Republican candidate John McCain is scheduled to address the NAACP's 99th meeting on Wednesday. President Bush was criticized for not speaking at the convention until 2006 - his fifth year in office.
Obama spokeswoman Linda Douglass denied the candidate was trying to boost support among white voters with his own "Sister Souljah" moment. Addressing a black audience in 1992, Democrat presidential candidate Bill Clinton accused the hip-hop artist of inciting violence against whites. Some black leaders, including Jackson, criticized Clinton, but it helped reinforce his image as a politician who refused to pander.
"It's not just a speech aimed at black audiences. It's aimed at all parents," Douglass said. Noting Obama also called for more corporate and government responsibility, she added: "This is a larger theme of responsibility."
While Jackson complained about such Obama speechmaking, other civil rights activists from the NAACP disagreed.

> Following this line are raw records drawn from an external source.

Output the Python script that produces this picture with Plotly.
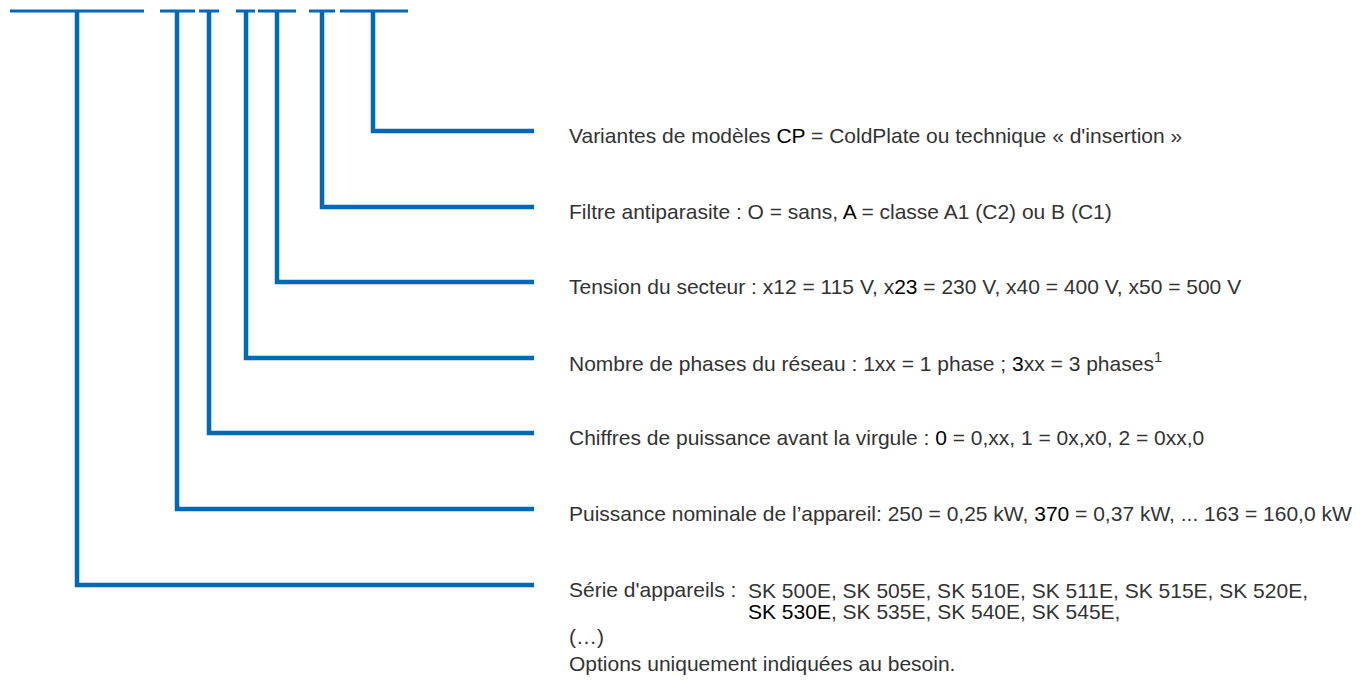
import plotly.graph_objects as go

# ---- data ----
slot_x0 = [10, 160, 199, 236, 258, 309, 340]
slot_x1 = [144, 195, 219, 255, 296, 335, 408]
slot_y = 11

branch_x = [373, 322, 277, 246, 209, 177, 77]
branch_y = [131, 207, 282, 358, 433, 509, 585]
branch_end_x = 534

B = "<span style='color:#000000'>{}</span>"
labels = [
    "Variantes de modèles " + B.format("CP") + " = ColdPlate ou technique « d'insertion »",
    "Filtre antiparasite : O = sans, " + B.format("A") + " = classe A1 (C2) ou B (C1)",
    "Tension du secteur : x12 = 115 V, x" + B.format("23") + " = 230 V, x40 = 400 V, x50 = 500 V",
    "Nombre de phases du réseau : 1xx = 1 phase ; " + B.format("3") + "xx = 3 phases<sup>1</sup>",
    "Chiffres de puissance avant la virgule : " + B.format("0") + " = 0,xx, 1 = 0x,x0, 2 = 0xx,0",
    "Puissance nominale de l’appareil: 250 = 0,25 kW, " + B.format("370") + " = 0,37 kW, ... 163 = 160,0 kW",
    "Série d'appareils :",
]
series_line1 = "SK 500E, SK 505E, SK 510E, SK 511E, SK 515E, SK 520E,"
series_line2 = B.format("SK 530E") + ", SK 535E, SK 540E, SK 545E,"
extra_lines = ["(…)", "Options uniquement indiquées au besoin."]

LINE = "#0068b4"
TXT = "#333333"
FONT = "Liberation Sans, Arial, sans-serif"
FS = 21

fig = go.Figure()

# top slot bars
sx, sy = [], []
for a, b in zip(slot_x0, slot_x1):
    sx += [a, b, None]
    sy += [slot_y, slot_y, None]
fig.add_trace(go.Scatter(x=sx, y=sy, mode="lines", line=dict(color=LINE, width=3),
                         hoverinfo="skip", showlegend=False))

# branch lines
for bx, by in zip(branch_x, branch_y):
    fig.add_trace(go.Scatter(x=[bx, bx, branch_end_x], y=[slot_y, by, by], mode="lines",
                             line=dict(color=LINE, width=4.5),
                             hoverinfo="skip", showlegend=False))

TX = 567
DY = 4
for by, lab in zip(branch_y, labels):
    fig.add_annotation(x=TX, y=by + DY, text=lab, showarrow=False, xanchor="left",
                       yanchor="middle", font=dict(family=FONT, size=FS, color=TXT))

SX = 746
fig.add_annotation(x=SX, y=branch_y[-1] + 5, text=series_line1, showarrow=False, xanchor="left",
                   yanchor="middle", font=dict(family=FONT, size=FS, color=TXT))
fig.add_annotation(x=SX, y=branch_y[-1] + 26, text=series_line2, showarrow=False, xanchor="left",
                   yanchor="middle", font=dict(family=FONT, size=FS, color=TXT))
for i, t in enumerate(extra_lines):
    fig.add_annotation(x=TX, y=branch_y[-1] + 51 + 27 * i, text=t, showarrow=False, xanchor="left",
                       yanchor="middle", font=dict(family=FONT, size=FS, color=TXT))

# page body has an 8px margin: shift the ranges so coordinates match page pixels
OFF = 8
fig.update_layout(
    width=1367, height=695,
    margin=dict(l=0, r=0, t=0, b=0),
    paper_bgcolor="white", plot_bgcolor="white",
    xaxis=dict(range=[OFF, 1367 + OFF], visible=False, fixedrange=True),
    yaxis=dict(range=[695 + OFF, OFF], visible=False, fixedrange=True),
)
fig.write_html("out.html")
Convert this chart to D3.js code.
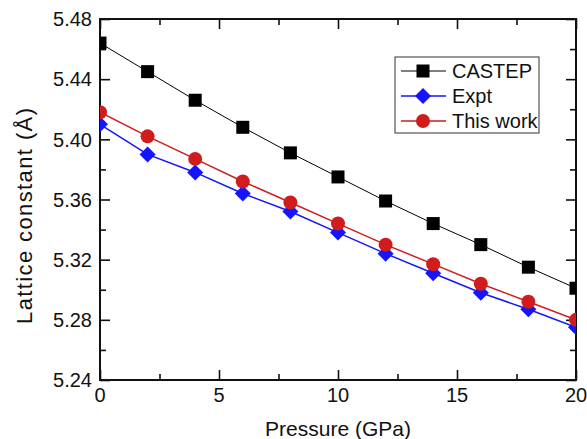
<!DOCTYPE html>
<html lang="en">
<head>
    <meta charset="UTF-8">
    <title>Lattice constant vs pressure</title>
    <script src="https://cdnjs.cloudflare.com/ajax/libs/d3/7.8.5/d3.min.js"></script>
    <style>
        body{
            margin:0;
            background:#fff;
        }
        svg{
            display:block;
            font-family:"Liberation Sans", Arial, Helvetica, sans-serif;
        }
    </style>
</head>
<body>
    <svg width="587" height="439"></svg>
    <script>
// values
const pressure = [0, 2, 4, 6, 8, 10, 12, 14, 16, 18, 20];
const castep   = [5.464, 5.445, 5.426, 5.408, 5.391, 5.375, 5.359, 5.344, 5.330, 5.315, 5.301];
const expt     = [5.410, 5.390, 5.378, 5.364, 5.352, 5.338, 5.324, 5.311, 5.298, 5.287, 5.275];
const thisWork = [5.418, 5.402, 5.387, 5.372, 5.358, 5.344, 5.330, 5.317, 5.304, 5.292, 5.280];

const seriesNames = ["CASTEP", "Expt", "This work"];
const xTicks = [0, 5, 10, 15, 20];
const yTicks = [5.24, 5.28, 5.32, 5.36, 5.40, 5.44, 5.48];

const series = [
    {name: seriesNames[0], values: castep,   color: "#000000", marker: "square",  width: 1},
    {name: seriesNames[1], values: expt,     color: "#1414ff", marker: "diamond", width: 1.5},
    {name: seriesNames[2], values: thisWork, color: "#d01c1c", marker: "circle",  width: 1.5}
];

const svg = d3.select("svg");
const pLeft = 100, pRight = 576, pTop = 19, pBottom = 380;

const x = d3.scaleLinear().domain([0, 20]).range([pLeft, pRight]);
const y = d3.scaleLinear().domain([5.24, 5.48]).range([pBottom, pTop]);

// clip marks to the plot box
svg.append("clipPath").attr("id", "plotclip")
    .append("rect")
    .attr("x", pLeft).attr("y", pTop)
    .attr("width", pRight - pLeft).attr("height", pBottom - pTop);

const xMinor = d3.range(0, 20.01, 2.5).filter(v => !xTicks.includes(v));
const yMinor = d3.range(5.26, 5.48, 0.04).map(v => +v.toFixed(2));

// axes: ticks point inward
function tickAxis(axis, scale, major, minor, transform) {
    const g1 = svg.append("g").attr("transform", transform)
        .call(axis(scale).tickValues(major).tickSize(10).tickFormat(""));
    const g2 = svg.append("g").attr("transform", transform)
        .call(axis(scale).tickValues(minor).tickSize(6).tickFormat(""));
    [g1, g2].forEach(g => {
        g.selectAll(".domain").remove();
        g.selectAll("line").attr("stroke", "#111").attr("stroke-width", 1.6);
    });
}
tickAxis(d3.axisTop, x, xTicks, xMinor, `translate(0,${pBottom})`);
tickAxis(d3.axisBottom, x, xTicks, xMinor, `translate(0,${pTop})`);
tickAxis(d3.axisRight, y, yTicks, yMinor, `translate(${pLeft},0)`);
tickAxis(d3.axisLeft, y, yTicks, yMinor, `translate(${pRight},0)`);

// tick labels
svg.append("g").selectAll("text")
    .data(xTicks).enter().append("text")
    .attr("x", d => x(d))
    .attr("y", 402)
    .attr("text-anchor", "middle")
    .attr("font-size", 20)
    .attr("fill", "#111")
    .text(d => d);

svg.append("g").selectAll("text")
    .data(yTicks).enter().append("text")
    .attr("x", 92)
    .attr("y", d => y(d))
    .attr("dy", "0.36em")
    .attr("text-anchor", "end")
    .attr("font-size", 20)
    .attr("fill", "#111")
    .text(d => d.toFixed(2));

// frame
svg.append("rect")
    .attr("x", pLeft).attr("y", pTop)
    .attr("width", pRight - pLeft).attr("height", pBottom - pTop)
    .attr("fill", "none")
    .attr("stroke", "#111")
    .attr("stroke-width", 2);

// axis titles
svg.append("text")
    .attr("x", (pLeft + pRight) / 2)
    .attr("y", 436)
    .attr("text-anchor", "middle")
    .attr("font-size", 21)
    .attr("fill", "#111")
    .text("Pressure (GPa)");

svg.append("text")
    .attr("transform", "translate(32,216) rotate(-90)")
    .attr("x", -108)
    .attr("font-size", 22)
    .attr("fill", "#111")
    .attr("textLength", 216)
    .attr("lengthAdjust", "spacing")
    .text("Lattice constant (Å)");

// marker shapes
function drawMarker(sel, s, cx, cy) {
    if (s.marker === "square") {
        sel.append("rect")
            .attr("x", cx - 6.5).attr("y", cy - 6.5)
            .attr("width", 13).attr("height", 13)
            .attr("fill", s.color);
    } else if (s.marker === "diamond") {
        sel.append("path")
            .attr("d", `M${cx},${cy - 8}L${cx + 8},${cy}L${cx},${cy + 8}L${cx - 8},${cy}Z`)
            .attr("fill", s.color);
    } else {
        sel.append("circle")
            .attr("cx", cx).attr("cy", cy).attr("r", 7)
            .attr("fill", s.color);
    }
}

const line = d3.line().x(d => x(d[0])).y(d => y(d[1]));
const plot = svg.append("g").attr("clip-path", "url(#plotclip)");

series.forEach(s => {
    const pts = pressure.map((p, i) => [p, s.values[i]]);
    plot.append("path")
        .datum(pts)
        .attr("d", line)
        .attr("fill", "none")
        .attr("stroke", s.color)
        .attr("stroke-width", s.width);
    const mg = plot.append("g");
    pts.forEach(p => drawMarker(mg, s, x(p[0]), y(p[1])));
});

// legend
const legend = svg.append("g");
legend.append("rect")
    .attr("x", 395).attr("y", 57)
    .attr("width", 144).attr("height", 76)
    .attr("fill", "#fff")
    .attr("stroke", "#333")
    .attr("stroke-width", 1);

series.forEach((s, i) => {
    const ly = 71 + i * 25;
    legend.append("line")
        .attr("x1", 401).attr("x2", 446)
        .attr("y1", ly).attr("y2", ly)
        .attr("stroke", s.color)
        .attr("stroke-width", s.width);
    drawMarker(legend, s, 423, ly);
    legend.append("text")
        .attr("x", 452)
        .attr("y", ly)
        .attr("dy", "0.36em")
        .attr("font-size", 20)
        .attr("fill", "#111")
        .text(s.name);
});
    </script>
</body>
</html>
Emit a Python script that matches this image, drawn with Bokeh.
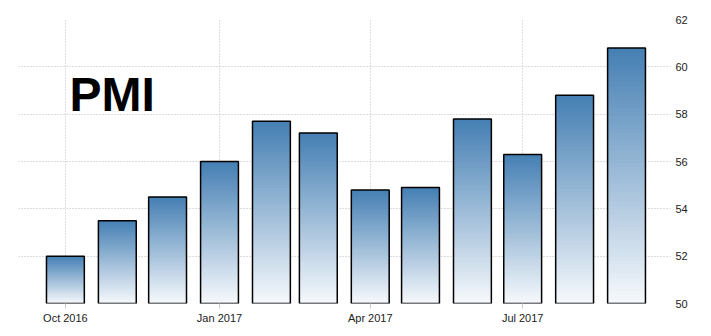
from datetime import datetime
from bokeh.plotting import figure
from bokeh.models import Range1d, FixedTicker, Label
from bokeh.embed import file_html
from bokeh.resources import INLINE

months = ["2016-10", "2016-11", "2016-12", "2017-01", "2017-02", "2017-03",
          "2017-04", "2017-05", "2017-06", "2017-07", "2017-08", "2017-09"]
pmi = [52.0, 53.5, 54.5, 56.0, 57.7, 57.2, 54.8, 54.9, 57.8, 56.3, 58.8, 60.8]
tick_dates = ["2016-10", "2017-01", "2017-04", "2017-07"]
tick_labels = ["Oct 2016", "Jan 2017", "Apr 2017", "Jul 2017"]
y_ticks = [50, 52, 54, 56, 58, 60, 62]

dates = [datetime.strptime(m, "%Y-%m") for m in months]
EPOCH = datetime(1970, 1, 1)
def ms(d):
    return (d - EPOCH).total_seconds() * 1000.0

p = figure(width=711, height=336, x_axis_type="datetime", y_axis_location="right",
           output_backend="svg", toolbar_location=None,
           x_range=Range1d(ms(datetime(2016, 9, 3)), ms(datetime(2017, 9, 27, 6))),
           y_range=Range1d(50, 62),
           min_border_left=18, min_border_right=41, min_border_top=19, min_border_bottom=33)
p.outline_line_color = None
p.background_fill_color = "white"
p.border_fill_color = "white"

bar_w = 22.6 * 86400000.0
top_c = (70, 128, 180)
bot_c = (248, 250, 253)
N = 60
for d, v in zip(dates, pmi):
    x0 = ms(d) - bar_w / 2
    x1 = ms(d) + bar_w / 2
    lefts, rights, tops, bottoms, colors = [], [], [], [], []
    for k in range(N, 0, -1):
        f = k / N
        c = tuple(int(round(bot_c[i] + (top_c[i] - bot_c[i]) * f)) for i in range(3))
        lefts.append(x0); rights.append(x1)
        bottoms.append(50); tops.append(50 + (v - 50) * f)
        colors.append("#%02x%02x%02x" % c)
    p.quad(left=lefts, right=rights, bottom=bottoms, top=tops,
           fill_color=colors, line_color=None)

p.vbar(x=[ms(d) for d in dates], top=pmi, bottom=50, width=bar_w,
       fill_color=None, line_color="black", line_width=1.5)

tick_ms = [ms(datetime.strptime(t, "%Y-%m")) for t in tick_dates]
p.xaxis.ticker = FixedTicker(ticks=tick_ms)
p.xaxis.major_label_overrides = {t: l for t, l in zip(tick_ms, tick_labels)}
p.yaxis.ticker = FixedTicker(ticks=y_ticks)

for ax in (p.xaxis, p.yaxis):
    ax.axis_line_color = None
    ax.minor_tick_line_color = None
    ax.major_label_text_font = "Liberation Sans"
    ax.major_label_text_font_size = "11px"
    ax.major_label_text_color = "#222222"
p.xaxis.major_tick_line_color = "#cccccc"
p.xaxis.major_tick_in = 0
p.xaxis.major_tick_out = 5
p.xaxis.major_label_standoff = 3
p.yaxis.major_tick_line_color = None
p.yaxis.major_tick_in = 0
p.yaxis.major_tick_out = 0
p.yaxis.major_label_standoff = 5

for g in (p.xgrid, p.ygrid):
    g.grid_line_color = "#bbbbbb"
    g.grid_line_dash = "1 2"
    g.grid_line_width = 1

title = Label(x=ms(datetime(2016, 10, 3, 12)), y=58.85, text="PMI",
              text_font="Liberation Sans", text_font_style="bold",
              text_font_size="48px", text_color="black", text_baseline="alphabetic")
p.add_layout(title)

open("out.html", "w").write(file_html(p, INLINE))
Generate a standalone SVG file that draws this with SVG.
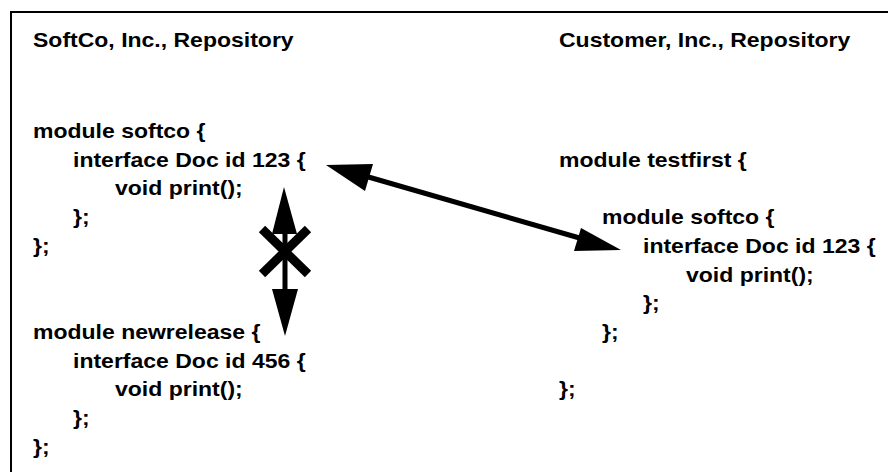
<svg xmlns="http://www.w3.org/2000/svg" width="888" height="472" viewBox="0 0 888 472">
<style>
.t{font-family:"Liberation Sans",Arial,Helvetica,sans-serif;font-weight:bold;font-size:20px;fill:#000}
.shaft{stroke:#000;fill:none}
.head{fill:#000;stroke:none}
</style>
<rect x="0" y="0" width="888" height="472" fill="#fff"/>
<rect id="frame" x="11" y="12" width="900" height="500" fill="none" stroke="#000" stroke-width="2"/>
<g id="softco-title">
<text class="t" transform="translate(33 47) scale(1.15 1)">SoftCo, Inc., Repository</text>
</g>
<g id="customer-title">
<text class="t" transform="translate(559 47) scale(1.15 1)">Customer, Inc., Repository</text>
</g>
<g id="softco-module">
<text class="t" transform="translate(33 138) scale(1.15 1)">module softco {</text>
<text class="t" transform="translate(73 166.7) scale(1.15 1)">interface Doc id 123 {</text>
<text class="t" transform="translate(115 195.4) scale(1.15 1)">void print();</text>
<text class="t" transform="translate(73 224) scale(1.15 1)">};</text>
<text class="t" transform="translate(33 252.8) scale(1.15 1)">};</text>
</g>
<g id="newrelease-module">
<text class="t" transform="translate(33 338.9) scale(1.15 1)">module newrelease {</text>
<text class="t" transform="translate(73 367.6) scale(1.15 1)">interface Doc id 456 {</text>
<text class="t" transform="translate(115 396.3) scale(1.15 1)">void print();</text>
<text class="t" transform="translate(73 425) scale(1.15 1)">};</text>
<text class="t" transform="translate(33 453.7) scale(1.15 1)">};</text>
</g>
<g id="testfirst-module">
<text class="t" transform="translate(559 166.7) scale(1.15 1)">module testfirst {</text>
<text class="t" transform="translate(602 224) scale(1.15 1)">module softco {</text>
<text class="t" transform="translate(643 252.8) scale(1.15 1)">interface Doc id 123 {</text>
<text class="t" transform="translate(686 281.5) scale(1.15 1)">void print();</text>
<text class="t" transform="translate(643 310) scale(1.15 1)">};</text>
<text class="t" transform="translate(602 338.9) scale(1.15 1)">};</text>
<text class="t" transform="translate(559 396.3) scale(1.15 1)">};</text>
</g>
<g id="connectors">
<g id="link-softco-testfirst">
<line class="shaft" x1="365" y1="176" x2="583" y2="239" stroke-width="5"/>
<polygon class="head" points="326,165 373,164 365,191"/>
<polygon class="head" points="621,250 574,251 581,228"/>
</g>
<g id="blocked-softco-newrelease">
<line class="shaft" x1="285" y1="230" x2="285" y2="292" stroke-width="5"/>
<polygon class="head" points="284,187 272,234 297,234"/>
<polygon class="head" points="285,336 272,289 298,289"/>
<line class="shaft" x1="262" y1="229" x2="308" y2="274" stroke-width="9"/>
<line class="shaft" x1="308" y1="229" x2="262" y2="274" stroke-width="9"/>
</g>
</g>
</svg>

They think Obama is doing a good job balancing his role as a black candidate with the need to speak to all races.
"He can't be totally focused on the black community," said Kelvin Shaw, of Shreveport, La. Shaw said he is most interested in what Obama plans on nationwide economic issues like rising oil prices, household costs and jobs. "We need to be talking about not one race, but what affects all people."
Cincinnati Mayor Mark Mallory, the city's first directly elected black mayor, disputed Jackson's argument that Obama is ignoring other important issues for blacks such as unemployment, mortgage foreclosures and the number of blacks in prison.
"I think he absolutely has," Mallory said. Besides his messages about responsibility, Mallory said Obama has talked about jobs, health care, education and other "areas where black people are disproportionately affected."
Civil rights veteran Julian Bond, the NACCP board chairman, drew loud applause in a speech Sunday night when he described Obama's candidacy as a milestone.
"The country seems proud, and I know all of us here are, that a candidate campaigning in cities where he could not have stayed in a hotel 40 years ago has won his party's nomination for the nation's highest office," Bond said.